The appendix gets a bad rap as a vestigial organ that does nothing but occasionally go septic and create a need for immediate surgery. But the appendix may help keep your gut in good shape. According to Gabrielle Belz, professor of molecular immunology at the Walter and Eliza Hall Institute of Medical Research in Melbourne, Australia, research by Duke University's Randal Bollinger and Bill Parker suggests the appendix houses symbiotic bacteria that are important for overall gut health—especially after infections wipe out the gut's good microbes. Special immune cells known as innate lymphoid cells (ILCs) in the appendix may help to repopulate the gut with healthy bacteria and put the gut back on track to recovery.

9. Gut bacteria has been shown to boost immune systems in mice.

Researchers at the University of Chicago noticed that one group of mice in their lab had a stronger response to a cancer treatment than other mice.

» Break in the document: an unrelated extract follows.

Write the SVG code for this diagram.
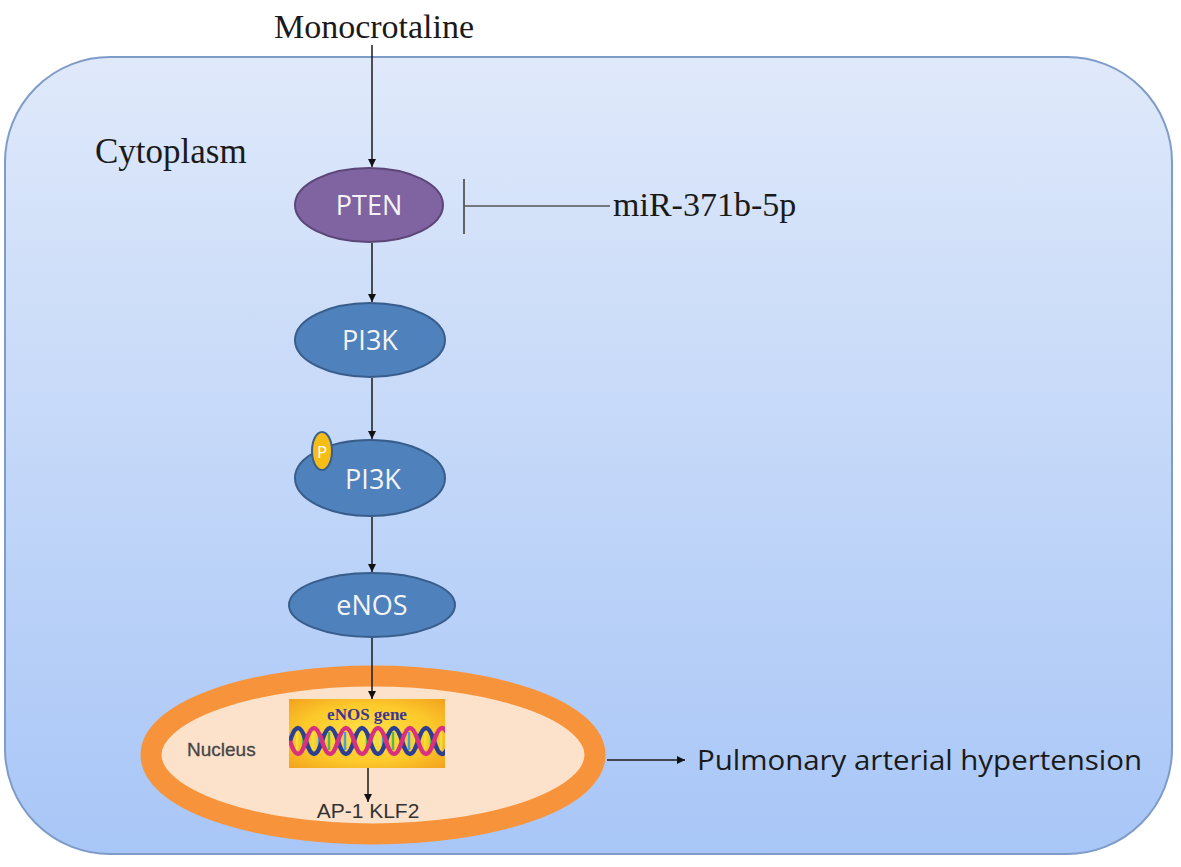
<svg xmlns="http://www.w3.org/2000/svg" width="1181" height="867" viewBox="0 0 1181 867">
<defs>
<linearGradient id="cellGrad" x1="0" y1="0" x2="0" y2="1">
<stop offset="0" stop-color="#dfe9fa"/>
<stop offset="1" stop-color="#a8c6f7"/>
</linearGradient>
<radialGradient id="geneGrad" cx="0.5" cy="0.5" r="0.7">
<stop offset="0" stop-color="#ffe24a"/>
<stop offset="0.6" stop-color="#fcc92a"/>
<stop offset="1" stop-color="#f3a21e"/>
</radialGradient>
<clipPath id="geneClip"><rect x="289" y="699" width="156" height="69"/></clipPath>
<marker id="arr" viewBox="0 0 10 10" refX="10" refY="5" markerWidth="8" markerHeight="8" markerUnits="userSpaceOnUse" orient="auto">
<path d="M0,0 L10,5 L0,10 z" fill="#111"/>
</marker>
<style>
.serif{font-family:"Liberation Serif","Times New Roman",serif;fill:#1a1a1a}
.node-label{font-family:"Open Sans","Liberation Sans",sans-serif;font-size:27px;fill:#f4f4f4;text-anchor:middle}
.sans{font-family:"Liberation Sans",Arial,sans-serif}
.conn{stroke:#1a1a1a;stroke-width:1.5;fill:none}
.blue{fill:#4f81bd;stroke:#385d8a;stroke-width:2}
.rung{stroke-width:2.5}
</style>
</defs>

<g id="cell">
<rect x="5" y="57" width="1167" height="797" rx="105" ry="105" fill="url(#cellGrad)" stroke="#7f9cc9" stroke-width="2"/>
</g>

<g id="labels">
<text class="serif" x="374" y="38" font-size="34" text-anchor="middle">Monocrotaline</text>
<text class="serif" x="95" y="163" font-size="35">Cytoplasm</text>
<text class="serif" x="613" y="216" font-size="34">miR-371b-5p</text>
<text x="697" y="770" font-family="'Open Sans','Liberation Sans',sans-serif" font-size="27" fill="#1a1a1a" textLength="445" lengthAdjust="spacingAndGlyphs">Pulmonary arterial hypertension</text>
</g>

<g id="node-pten">
<ellipse cx="369" cy="205" rx="74" ry="37" fill="#8064a2" stroke="#5c4677" stroke-width="2"/>
<text class="node-label" x="369" y="215">PTEN</text>
</g>

<g id="node-pi3k">
<ellipse class="blue" cx="370" cy="340" rx="75" ry="37"/>
<text class="node-label" x="370" y="350">PI3K</text>
</g>

<g id="node-ppi3k">
<ellipse class="blue" cx="370" cy="478" rx="75" ry="38"/>
<text class="node-label" x="373" y="489">PI3K</text>
<ellipse cx="322" cy="451" rx="10" ry="19" fill="#f6bd16" stroke="#3a5f8c" stroke-width="2"/>
<text x="322" y="458" font-family="'Open Sans','Liberation Sans',sans-serif" font-size="17" fill="#ffffff" text-anchor="middle">P</text>
</g>

<g id="node-enos">
<ellipse class="blue" cx="372" cy="605" rx="83" ry="32"/>
<text class="node-label" x="372" y="615">eNOS</text>
</g>

<g id="node-nucleus">
<ellipse cx="373" cy="755" rx="222" ry="79" fill="#fde2cb" stroke="#f7943b" stroke-width="21"/>
<text class="sans" x="187" y="756" font-size="19" fill="#454545" stroke="#454545" stroke-width="0.3">Nucleus</text>
<text class="sans" x="368" y="818" font-size="21" fill="#333" text-anchor="middle">AP-1 KLF2</text>
</g>

<g id="node-gene">
<rect x="289" y="699" width="156" height="69" fill="url(#geneGrad)"/>
<g clip-path="url(#geneClip)">
<g class="rung">
<line x1="297" y1="732" x2="297" y2="750" stroke="#f0e030"/>
<line x1="303" y1="732" x2="303" y2="750" stroke="#59b94a"/>
<line x1="313" y1="732" x2="313" y2="750" stroke="#e8e040"/>
<line x1="319" y1="732" x2="319" y2="750" stroke="#4aa0d8"/>
<line x1="329" y1="732" x2="329" y2="750" stroke="#59b94a"/>
<line x1="335" y1="732" x2="335" y2="750" stroke="#f0e030"/>
<line x1="345" y1="732" x2="345" y2="750" stroke="#4aa0d8"/>
<line x1="351" y1="732" x2="351" y2="750" stroke="#e8e040"/>
<line x1="361" y1="732" x2="361" y2="750" stroke="#f0e030"/>
<line x1="367" y1="732" x2="367" y2="750" stroke="#59b94a"/>
<line x1="377" y1="732" x2="377" y2="750" stroke="#e8e040"/>
<line x1="383" y1="732" x2="383" y2="750" stroke="#4aa0d8"/>
<line x1="393" y1="732" x2="393" y2="750" stroke="#59b94a"/>
<line x1="399" y1="732" x2="399" y2="750" stroke="#f0e030"/>
<line x1="409" y1="732" x2="409" y2="750" stroke="#4aa0d8"/>
<line x1="415" y1="732" x2="415" y2="750" stroke="#e8e040"/>
<line x1="425" y1="732" x2="425" y2="750" stroke="#f0e030"/>
<line x1="431" y1="732" x2="431" y2="750" stroke="#59b94a"/>
<line x1="441" y1="732" x2="441" y2="750" stroke="#e8e040"/>
</g>
<path d="M290,741 Q298,715 306,741 T322,741 T338,741 T354,741 T370,741 T386,741 T402,741 T418,741 T434,741 T450,741" fill="none" stroke="#2d3f92" stroke-width="4.5"/>
<path d="M290,741 Q298,767 306,741 T322,741 T338,741 T354,741 T370,741 T386,741 T402,741 T418,741 T434,741 T450,741" fill="none" stroke="#d8327e" stroke-width="4.5"/>
</g>
<text x="367" y="720" font-family="'Liberation Serif','Times New Roman',serif" font-weight="bold" font-size="17" fill="#3e3595" text-anchor="middle">eNOS gene</text>
</g>

<g id="connectors">
<line class="conn" x1="372" y1="45" x2="372" y2="167" marker-end="url(#arr)"/>
<line class="conn" x1="372" y1="243" x2="372" y2="302" marker-end="url(#arr)"/>
<line class="conn" x1="372" y1="378" x2="372" y2="439" marker-end="url(#arr)"/>
<line class="conn" x1="372" y1="517" x2="372" y2="572" marker-end="url(#arr)"/>
<line class="conn" x1="372" y1="638" x2="372" y2="699" marker-end="url(#arr)"/>
<line class="conn" x1="368" y1="768" x2="368" y2="802" marker-end="url(#arr)"/>
<line class="conn" x1="607" y1="760" x2="685" y2="760" marker-end="url(#arr)"/>
<line x1="464" y1="179" x2="464" y2="234" stroke="#555" stroke-width="1.8"/>
<line x1="464" y1="206" x2="610" y2="206" stroke="#555" stroke-width="1.5"/>
</g>
</svg>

They eventually traced the reason to a strain of bacteria—Bifidobacterium—in the mice's guts that boosted the animals' immune system to such a degree they could compare it to anti-cancer drugs called checkpoint inhibitors, which keep the immune system from overreacting.

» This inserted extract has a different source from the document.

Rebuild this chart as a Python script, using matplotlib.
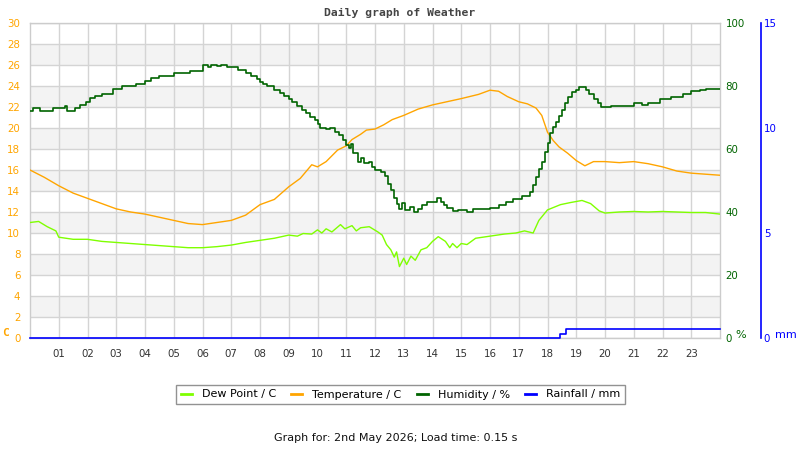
import matplotlib
matplotlib.use("Agg")
import matplotlib.pyplot as plt
from matplotlib.lines import Line2D

# ---------------- data ----------------
hour_ticks = list(range(1, 24))
hour_labels = ["%02d" % h for h in hour_ticks]

temp_t = [0, 0.5, 1, 1.5, 2, 2.5, 3, 3.5, 4, 4.5, 5, 5.5, 6, 6.5, 7, 7.5, 8, 8.5, 9,
          9.4, 9.8, 10.0, 10.3, 10.7, 11.0, 11.2, 11.5, 11.7, 12.0, 12.3, 12.6, 13.0,
          13.5, 14.0, 14.5, 15.0, 15.3, 15.6, 16.0, 16.3, 16.6, 17.0, 17.3, 17.6, 17.8,
          18.0, 18.2, 18.4, 18.7, 19.0, 19.3, 19.6, 20.0, 20.5, 21.0, 21.5, 22.0, 22.5,
          23.0, 23.5, 24.0]
temp_v = [16.0, 15.3, 14.5, 13.8, 13.3, 12.8, 12.3, 12.0, 11.8, 11.5, 11.2, 10.9, 10.8,
          11.0, 11.2, 11.7, 12.7, 13.2, 14.4, 15.2, 16.5, 16.3, 16.8, 17.9, 18.3, 18.9,
          19.4, 19.8, 19.9, 20.3, 20.8, 21.2, 21.8, 22.2, 22.5, 22.8, 23.0, 23.2, 23.6,
          23.5, 23.0, 22.5, 22.3, 21.9, 21.2, 19.6, 18.8, 18.2, 17.6, 16.9, 16.4, 16.8,
          16.8, 16.7, 16.8, 16.6, 16.3, 15.9, 15.7, 15.6, 15.5]

dew_t = [0, 0.3, 0.6, 0.9, 1.0, 1.5, 2.0, 2.5, 3.0, 3.5, 4.0, 4.5, 5.0, 5.5, 6.0, 6.5,
         7.0, 7.5, 8.0, 8.5, 9.0, 9.3, 9.5, 9.8, 10.0, 10.15, 10.3, 10.5, 10.8, 10.95,
         11.2, 11.35, 11.5, 11.8, 12.1, 12.25, 12.4, 12.55, 12.67, 12.75, 12.85, 13.0,
         13.1, 13.25, 13.4, 13.6, 13.8, 14.0, 14.2, 14.45, 14.6, 14.7, 14.85, 15.0,
         15.2, 15.5, 16.0, 16.5, 16.9, 17.2, 17.5, 17.7, 18.0, 18.45, 18.8, 19.0, 19.2,
         19.5, 19.8, 20.0, 20.5, 21.0, 21.5, 22.0, 22.5, 23.0, 23.5, 24.0]
dew_v = [11.0, 11.1, 10.6, 10.2, 9.6, 9.4, 9.4, 9.2, 9.1, 9.0, 8.9, 8.8, 8.7, 8.6, 8.6,
         8.7, 8.85, 9.1, 9.3, 9.5, 9.8, 9.7, 9.95, 9.9, 10.3, 10.0, 10.4, 10.1, 10.8,
         10.4, 10.7, 10.2, 10.5, 10.6, 10.1, 9.8, 8.9, 8.4, 7.7, 8.2, 6.8, 7.6, 7.0,
         7.8, 7.4, 8.4, 8.6, 9.2, 9.65, 9.2, 8.6, 9.0, 8.6, 9.0, 8.9, 9.5, 9.7, 9.9,
         10.0, 10.2, 10.0, 11.2, 12.2, 12.7, 12.9, 13.0, 13.1, 12.8, 12.1, 11.9, 12.0,
         12.05, 12.0, 12.05, 12.0, 11.95, 11.95, 11.8]

hum_t = [0, 0.1, 0.35, 0.8, 1.2, 1.3, 1.55, 1.75, 1.95, 2.1, 2.25, 2.5, 2.9, 3.2, 3.7,
         4.0, 4.2, 4.5, 5.0, 5.55, 6.0, 6.2, 6.3, 6.5, 6.65, 6.85, 7.25, 7.5, 7.7, 7.9,
         8.0, 8.1, 8.25, 8.5, 8.7, 8.85, 9.0, 9.1, 9.3, 9.45, 9.6, 9.75, 9.9, 10.0, 10.1,
         10.3, 10.45, 10.6, 10.75, 10.9, 11.0, 11.1, 11.15, 11.25, 11.4, 11.5, 11.6, 11.8,
         11.9, 12.0, 12.2, 12.35, 12.45, 12.55, 12.65, 12.75, 12.85, 12.95, 13.05, 13.2,
         13.35, 13.5, 13.65, 13.8, 14.0, 14.15, 14.3, 14.4, 14.5, 14.7, 14.9, 15.2, 15.4,
         15.7, 16.0, 16.3, 16.55, 16.8, 17.1, 17.4, 17.5, 17.6, 17.7, 17.8, 17.9, 18.0,
         18.1, 18.2, 18.3, 18.4, 18.5, 18.6, 18.7, 18.85, 19.0, 19.1, 19.35, 19.45, 19.6,
         19.75, 19.85, 20.2, 21.0, 21.3, 21.5, 21.9, 22.3, 22.7, 23.0, 23.3, 23.5, 24.0]
hum_v = [72.1, 72.9, 72.1, 72.9, 73.6, 72.1, 72.9, 74.0, 75.0, 76.1, 76.9, 77.6, 78.9,
         79.9, 80.6, 81.6, 82.6, 83.2, 84.0, 84.9, 86.7, 86.1, 86.7, 86.4, 86.7, 85.9,
         85.1, 84.2, 83.2, 82.3, 81.4, 80.6, 80.0, 78.8, 77.9, 76.9, 75.9, 74.8, 73.7,
         72.4, 71.3, 70.3, 69.2, 67.8, 66.8, 66.2, 66.8, 65.5, 64.4, 62.9, 61.3, 60.2,
         61.6, 58.6, 56.0, 57.0, 55.4, 55.9, 54.4, 53.3, 52.8, 51.5, 49.0, 47.0, 44.5,
         42.5, 41.0, 43.0, 40.6, 41.5, 40.1, 41.0, 42.2, 43.3, 43.3, 44.6, 43.3, 42.2,
         41.2, 40.3, 40.6, 40.1, 41.0, 40.8, 41.3, 42.2, 43.2, 44.1, 45.2, 46.5, 48.5,
         51.0, 53.5, 56.0, 59.0, 62.0, 65.0, 67.1, 68.6, 70.5, 72.4, 74.5, 76.6, 78.0,
         78.6, 79.8, 78.6, 77.5, 75.9, 74.5, 73.3, 73.7, 74.5, 73.9, 74.5, 75.8, 76.6,
         77.5, 78.3, 78.7, 78.9, 79.0]

rain_t = [0, 18.45, 18.63, 24]
rain_v = [0, 0.2, 0.45, 0.45]

temp_ticks = list(range(0, 31, 2))
hum_ticks = [0, 20, 40, 60, 80, 100]
rain_ticks = [0, 5, 10, 15]

legend_labels = ["Dew Point / C", "Temperature / C", "Humidity / %", "Rainfall / mm"]

# ---------------- style ----------------
C_DEW = "#7FFF00"
C_TEMP = "#FFA500"
C_HUM = "#006400"
C_RAIN = "#0000FF"
GRID = "#d4d4d4"
BAND = "#f3f3f3"

plt.rcParams['font.family'] = ['DejaVu Sans']

fig = plt.figure(figsize=(8, 4.5), dpi=100)
ax = fig.add_axes([30 / 800, 1 - 338 / 450, 690 / 800, 315 / 450])
ax.set_xlim(0, 24)
ax.set_ylim(0, 30)

# alternating bands
for lo in temp_ticks[1:-1:2]:
    ax.axhspan(lo, lo + 2, color=BAND, lw=0, zorder=0)

ax.set_yticks(temp_ticks)
ax.set_xticks(hour_ticks)
ax.set_xticklabels(hour_labels)
ax.grid(True, color=GRID, lw=1, zorder=1)
ax.set_axisbelow(True)
ax.tick_params(axis='y', length=0, pad=7, labelsize=7.4, labelcolor=C_TEMP)
ax.tick_params(axis='x', length=0, pad=8, labelsize=7.4, labelcolor="#333333")
for s in ax.spines.values():
    s.set_color("#cccccc")
    s.set_linewidth(1)

ax.plot(dew_t, dew_v, color=C_DEW, lw=1.0, zorder=3)
ax.plot(temp_t, temp_v, color=C_TEMP, lw=1.0, zorder=3)

# humidity axis
ax2 = ax.twinx()
ax2.set_ylim(0, 100)
ax2.set_yticks(hum_ticks)
ax2.tick_params(axis='y', length=0, pad=4, labelsize=7.4, labelcolor=C_HUM)
for s in ax2.spines.values():
    s.set_visible(False)
ax2.plot(hum_t, hum_v, color=C_HUM, lw=1.2, drawstyle='steps-post', zorder=3)

# rainfall axis
ax3 = ax.twinx()
ax3.set_ylim(0, 15)
ax3.set_yticks(rain_ticks)
for k, s in ax3.spines.items():
    s.set_visible(k == 'right')
ax3.spines['right'].set_position(('outward', 29.5))
ax3.spines['right'].set_color(C_RAIN)
ax3.spines['right'].set_linewidth(1.2)
ax3.tick_params(axis='y', length=0, pad=2, labelsize=7.4, labelcolor=C_RAIN)
ax3.plot(rain_t, rain_v, color=C_RAIN, lw=1.2, drawstyle='steps-post', clip_on=False, zorder=4)

# unit labels
fig.text(2.5 / 800, 1 - 333 / 450, "C", color=C_TEMP, fontsize=8, fontweight='bold',
         family='DejaVu Sans Mono', va='center', ha='left')
fig.text(735 / 800, 1 - 335 / 450, "%", color=C_HUM, fontsize=8, va='center', ha='left')
fig.text(775 / 800, 1 - 335 / 450, "mm", color=C_RAIN, fontsize=8, va='center', ha='left')

# title
fig.text(400 / 800, 1 - 13 / 450, "Daily graph of Weather", ha='center', va='center',
         family='DejaVu Sans Mono', fontweight='bold', fontsize=8.2, color="#444444")

# legend
handles = [Line2D([], [], color=c, lw=2) for c in (C_DEW, C_TEMP, C_HUM, C_RAIN)]
leg = fig.legend(handles, legend_labels, loc='center', bbox_to_anchor=(400.5 / 800, 1 - 394.5 / 450),
                 ncol=4, fontsize=8, frameon=True, fancybox=False, handlelength=1.0,
                 handletextpad=0.9, columnspacing=1.35, borderpad=0.4, borderaxespad=0)
leg.get_frame().set_edgecolor("#777777")
leg.get_frame().set_linewidth(1)

# footer
fig.text(396 / 800, 1 - 438 / 450, "Graph for: 2nd May 2026; Load time: 0.15 s",
         ha='center', va='center', fontsize=8, color="#111111")

fig.savefig("out.png", dpi=100)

To test their theory, they transferred fecal matter from the robust mice to the stomachs of less immune-strengthened mice, with positive results: The treated mice mounted stronger immune responses and tumor growth slowed. When they compared the bacterial transfer effects with the effects of a checkpoint inhibitor drug, they found that the bacteria treatment was just as effective. The researchers believe that, with further study, the same effect could be seen in human cancer patients.

10. Scientists are trying to harness the immune system's "Pac-Man" cells to treat cancer.

Aggressive pediatric tumors are difficult to treat due to the toxicity of chemotherapy, but some researchers are hoping to develop effective treatments without the harmful side effects. Stanford researchers designed a study around a recently discovered molecule known as CD47, a protein expressed on the surface of all cells, and how it interacts with macrophages, white blood cells that kill abnormal cells. "Think of the macrophages as the Pac-Man of the immune system," Samuel Cheshier, lead study author and assistant professor of neurosurgery at Stanford Medicine, tells Mental Floss.

CD47 sends the immune system's macrophages a "don't eat me" signal. Cancer cells fool the immune system into not destroying them by secreting high amounts of CD47. When Cheshier and his team blocked the CD47 signals on cancer cells, the macrophages could identify the cancer cells and eat them, without toxic side effects to healthy cells. The treatment successfully shrank all five of the common pediatric tumors, without the nasty side effects of chemotherapy.

11. A new therapy for type 1 diabetes tricks the immune system.

In those with type 1 diabetes, the body attacks its own pancreatic cells, interrupting its normal ability to produce insulin in response to glucose. In a 2016 paper, researchers at MIT, in collaboration with Boston's Children's Hospital, successfully designed a new material that allows them to encapsulate and transplant healthy pancreatic "islet" cells into diabetic mice without triggering an immune response. Made from seaweed, the substance is benign enough that the body doesn't react to it, and porous enough to allow the islet cells to be placed in the abdomen of mice, where they restore the pancreatic function. Senior author Daniel Anderson, an associate professor at MIT, said in a statement that this approach "has the potential to provide [human] diabetics with a new pancreas that is protected from the immune system, which would allow them to control their blood sugar without taking drugs. That's the dream."

12. Immunotherapy is on the cutting edge of immune system research.

Over the last few years, research in the field of immunology has focused on developing cancer treatments using immunotherapy. This method engineers the patient's own normal cells to attack the cancer cells. Vance says the technique could be used for many more conditions. "I feel like that could be just the tip of the iceberg," he says. "If we can understand better what the cancer and immunotherapy is showing, maybe we can go in there and manipulate the immune responses and get good outcomes for other diseases, too."